* **Given task**: Copy everything in the listing below word for word, apart from any images.

* **Stored data**:
'''
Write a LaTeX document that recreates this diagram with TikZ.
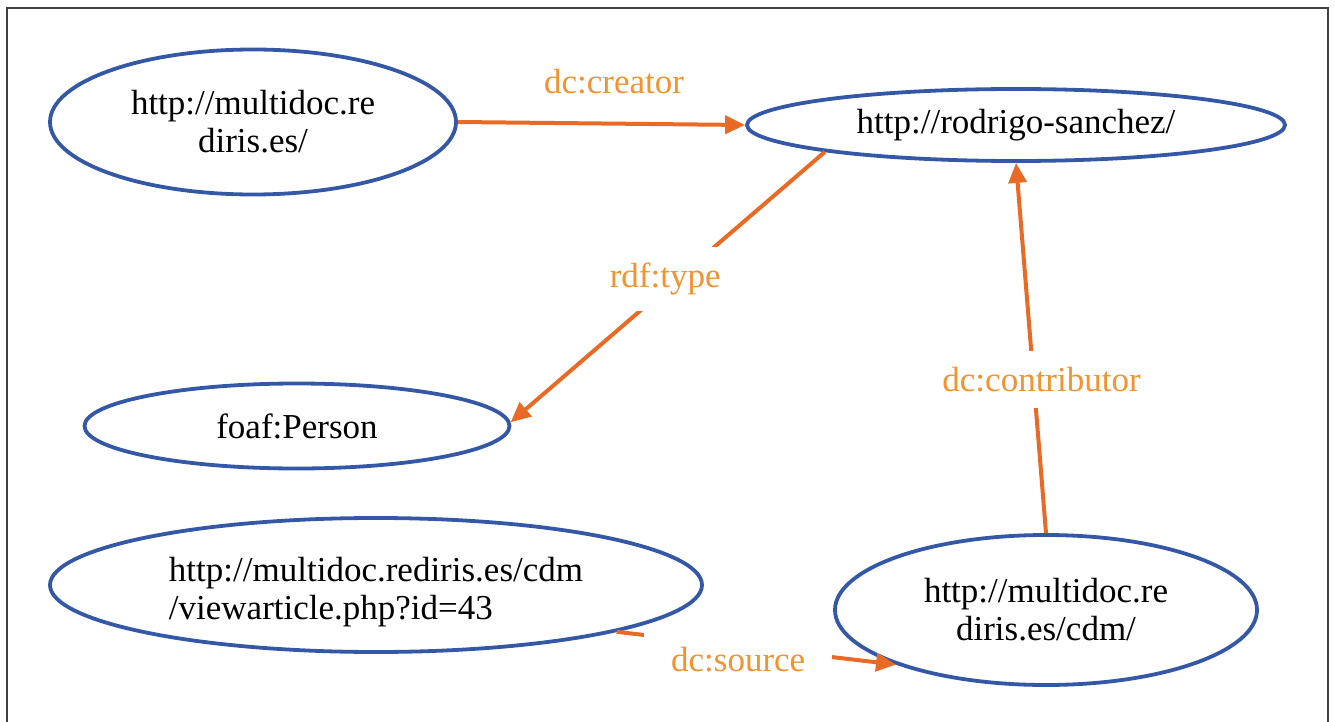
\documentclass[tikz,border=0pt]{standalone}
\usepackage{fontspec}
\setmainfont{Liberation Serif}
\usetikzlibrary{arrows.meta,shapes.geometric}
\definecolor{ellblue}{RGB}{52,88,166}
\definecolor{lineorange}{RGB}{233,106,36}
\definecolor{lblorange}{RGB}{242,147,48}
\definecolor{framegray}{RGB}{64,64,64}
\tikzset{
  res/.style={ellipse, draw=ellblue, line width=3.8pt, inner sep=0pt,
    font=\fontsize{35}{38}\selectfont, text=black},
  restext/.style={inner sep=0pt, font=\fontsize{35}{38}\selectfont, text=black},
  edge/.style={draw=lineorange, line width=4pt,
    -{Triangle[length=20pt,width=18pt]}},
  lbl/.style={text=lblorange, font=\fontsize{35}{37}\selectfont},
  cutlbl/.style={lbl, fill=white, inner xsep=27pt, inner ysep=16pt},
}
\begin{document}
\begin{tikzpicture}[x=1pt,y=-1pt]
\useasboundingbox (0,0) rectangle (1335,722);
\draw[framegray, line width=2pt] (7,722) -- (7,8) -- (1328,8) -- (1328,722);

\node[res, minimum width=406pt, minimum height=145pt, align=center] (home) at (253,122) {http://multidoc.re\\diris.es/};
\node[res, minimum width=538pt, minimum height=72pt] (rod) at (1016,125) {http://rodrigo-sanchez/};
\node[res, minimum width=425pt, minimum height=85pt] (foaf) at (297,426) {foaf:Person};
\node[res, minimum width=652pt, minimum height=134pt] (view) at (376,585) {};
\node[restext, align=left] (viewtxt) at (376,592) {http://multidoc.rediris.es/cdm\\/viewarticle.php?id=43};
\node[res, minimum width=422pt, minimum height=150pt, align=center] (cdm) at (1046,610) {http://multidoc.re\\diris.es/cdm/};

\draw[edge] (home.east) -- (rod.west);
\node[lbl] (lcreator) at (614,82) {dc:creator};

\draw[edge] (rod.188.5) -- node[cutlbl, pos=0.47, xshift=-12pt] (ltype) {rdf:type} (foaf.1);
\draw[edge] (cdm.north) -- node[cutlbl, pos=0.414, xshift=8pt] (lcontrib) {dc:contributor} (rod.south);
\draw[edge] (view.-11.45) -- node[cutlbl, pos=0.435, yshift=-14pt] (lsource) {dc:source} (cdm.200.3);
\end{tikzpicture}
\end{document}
'''
* **Response to the exercise**:
Write a LaTeX document that recreates this diagram with TikZ.
\documentclass[tikz,border=0pt]{standalone}
\usepackage{fontspec}
\setmainfont{Liberation Serif}
\usetikzlibrary{arrows.meta,shapes.geometric}
\definecolor{ellblue}{RGB}{52,88,166}
\definecolor{lineorange}{RGB}{233,106,36}
\definecolor{lblorange}{RGB}{242,147,48}
\definecolor{framegray}{RGB}{64,64,64}
\tikzset{
  res/.style={ellipse, draw=ellblue, line width=3.8pt, inner sep=0pt,
    font=\fontsize{35}{38}\selectfont, text=black},
  restext/.style={inner sep=0pt, font=\fontsize{35}{38}\selectfont, text=black},
  edge/.style={draw=lineorange, line width=4pt,
    -{Triangle[length=20pt,width=18pt]}},
  lbl/.style={text=lblorange, font=\fontsize{35}{37}\selectfont},
  cutlbl/.style={lbl, fill=white, inner xsep=27pt, inner ysep=16pt},
}
\begin{document}
\begin{tikzpicture}[x=1pt,y=-1pt]
\useasboundingbox (0,0) rectangle (1335,722);
\draw[framegray, line width=2pt] (7,722) -- (7,8) -- (1328,8) -- (1328,722);

\node[res, minimum width=406pt, minimum height=145pt, align=center] (home) at (253,122) {http://multidoc.re\\diris.es/};
\node[res, minimum width=538pt, minimum height=72pt] (rod) at (1016,125) {http://rodrigo-sanchez/};
\node[res, minimum width=425pt, minimum height=85pt] (foaf) at (297,426) {foaf:Person};
\node[res, minimum width=652pt, minimum height=134pt] (view) at (376,585) {};
\node[restext, align=left] (viewtxt) at (376,592) {http://multidoc.rediris.es/cdm\\/viewarticle.php?id=43};
\node[res, minimum width=422pt, minimum height=150pt, align=center] (cdm) at (1046,610) {http://multidoc.re\\diris.es/cdm/};

\draw[edge] (home.east) -- (rod.west);
\node[lbl] (lcreator) at (614,82) {dc:creator};

\draw[edge] (rod.188.5) -- node[cutlbl, pos=0.47, xshift=-12pt] (ltype) {rdf:type} (foaf.1);
\draw[edge] (cdm.north) -- node[cutlbl, pos=0.414, xshift=8pt] (lcontrib) {dc:contributor} (rod.south);
\draw[edge] (view.-11.45) -- node[cutlbl, pos=0.435, yshift=-14pt] (lsource) {dc:source} (cdm.200.3);
\end{tikzpicture}
\end{document}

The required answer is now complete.